Он вскакивал с места, торопливо ковылял старческой походкой на самую высокую скалу и до боли в глазах всматривался в утес на италийском берегу в надежде первым заметить сигнал оптического телеграфа, который должен был предсказать его судьбу и заодно судьбу всего мира. Там Тиберий проводил много часов в лихорадочной суете, терзаемый сознанием невозможности что-либо предпринять. А слуги и придворные вельможи потешались над стариком, в его возрасте способным еще чего-то бояться. Кто-то из них был осведомлен о происходящем, кто-то догадывался, но абсолютно никто не знал, чего именно боялся Тиберий.

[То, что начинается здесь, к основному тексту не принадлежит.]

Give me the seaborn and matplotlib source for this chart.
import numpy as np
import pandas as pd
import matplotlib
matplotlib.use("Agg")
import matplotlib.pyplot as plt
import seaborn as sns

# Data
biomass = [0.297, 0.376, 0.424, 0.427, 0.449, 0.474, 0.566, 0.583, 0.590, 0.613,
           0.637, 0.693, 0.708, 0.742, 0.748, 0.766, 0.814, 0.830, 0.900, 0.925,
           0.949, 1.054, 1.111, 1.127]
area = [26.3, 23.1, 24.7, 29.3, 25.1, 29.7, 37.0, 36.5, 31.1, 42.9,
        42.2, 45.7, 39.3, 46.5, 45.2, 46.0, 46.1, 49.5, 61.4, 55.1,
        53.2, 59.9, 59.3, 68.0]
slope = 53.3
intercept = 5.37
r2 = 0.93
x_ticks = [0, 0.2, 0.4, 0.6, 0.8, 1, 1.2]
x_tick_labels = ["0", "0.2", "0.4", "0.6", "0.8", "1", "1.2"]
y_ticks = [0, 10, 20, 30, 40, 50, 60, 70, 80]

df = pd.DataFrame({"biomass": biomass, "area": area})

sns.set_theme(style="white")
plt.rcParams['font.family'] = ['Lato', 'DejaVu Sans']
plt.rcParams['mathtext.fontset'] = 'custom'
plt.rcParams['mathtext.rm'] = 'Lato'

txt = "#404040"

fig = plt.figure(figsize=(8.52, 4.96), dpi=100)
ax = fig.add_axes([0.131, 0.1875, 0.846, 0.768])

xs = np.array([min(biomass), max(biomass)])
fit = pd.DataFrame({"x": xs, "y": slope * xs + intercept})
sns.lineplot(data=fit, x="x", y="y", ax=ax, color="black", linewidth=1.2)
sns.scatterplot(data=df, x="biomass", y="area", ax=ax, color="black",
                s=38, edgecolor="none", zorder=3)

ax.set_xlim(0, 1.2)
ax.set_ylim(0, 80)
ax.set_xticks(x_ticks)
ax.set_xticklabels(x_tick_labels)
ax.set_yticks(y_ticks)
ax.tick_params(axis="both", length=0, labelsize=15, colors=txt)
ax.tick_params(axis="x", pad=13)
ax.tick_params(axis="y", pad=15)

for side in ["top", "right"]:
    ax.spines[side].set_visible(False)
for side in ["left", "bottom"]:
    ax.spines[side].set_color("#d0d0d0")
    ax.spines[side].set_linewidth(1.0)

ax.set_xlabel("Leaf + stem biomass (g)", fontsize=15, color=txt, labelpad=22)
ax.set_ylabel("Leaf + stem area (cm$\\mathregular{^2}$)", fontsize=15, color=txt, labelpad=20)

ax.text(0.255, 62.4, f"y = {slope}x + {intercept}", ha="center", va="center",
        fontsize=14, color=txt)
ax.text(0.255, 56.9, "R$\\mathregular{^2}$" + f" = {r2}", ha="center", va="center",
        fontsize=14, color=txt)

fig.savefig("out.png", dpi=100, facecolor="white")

А в это время Рим охватила паника, возникшая сразу после сенатского заседания, на котором было прочитано письмо принцепса. Особенно страдали сенаторы и богачи-вольноотпущенники. Сегодня их более всего ужасало то, что еще совсем недавно являлось самым желанным, и они метались по городу, рылись в своих закромах, уничтожая свидетельства благорасположения к ним Сеяна. А ведь эти свидетельства достались им немалой ценой. Кто-то заплатил половиной состояния, другие — предательством друзей и близких, а третьи продали префекту самих себя. Они так старались угодить Сеяну, так стремились услужить ему, а он вдруг оказался негодяем, хуже того, неудачником! Теперь эти обманутые чистые души возмущались его злодейством и истерично уверяли друг дружку в неколебимой верности принцепсу.

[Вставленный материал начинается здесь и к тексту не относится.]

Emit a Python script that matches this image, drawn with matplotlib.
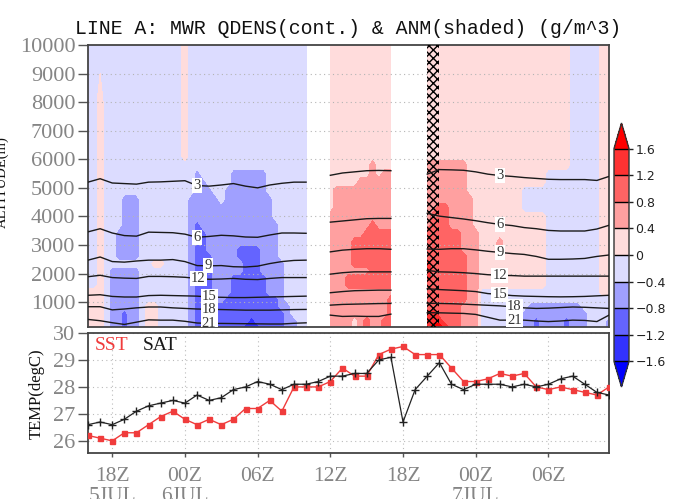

Едва только в Курии консул Регул начал читать послание далекого правителя, Сеян заподозрил неладное. Он встал с сенаторской скамьи, уверенно прошел мимо удивленных коллег к выходу, но, выглянув наружу, встретился взглядом с Макроном, окружившим здание храма Аполлона, где проходило собрание, когортами городской стражи. Тогда Сеян все понял и, сохраняя внешнее спокойствие, вернулся на прежнее место.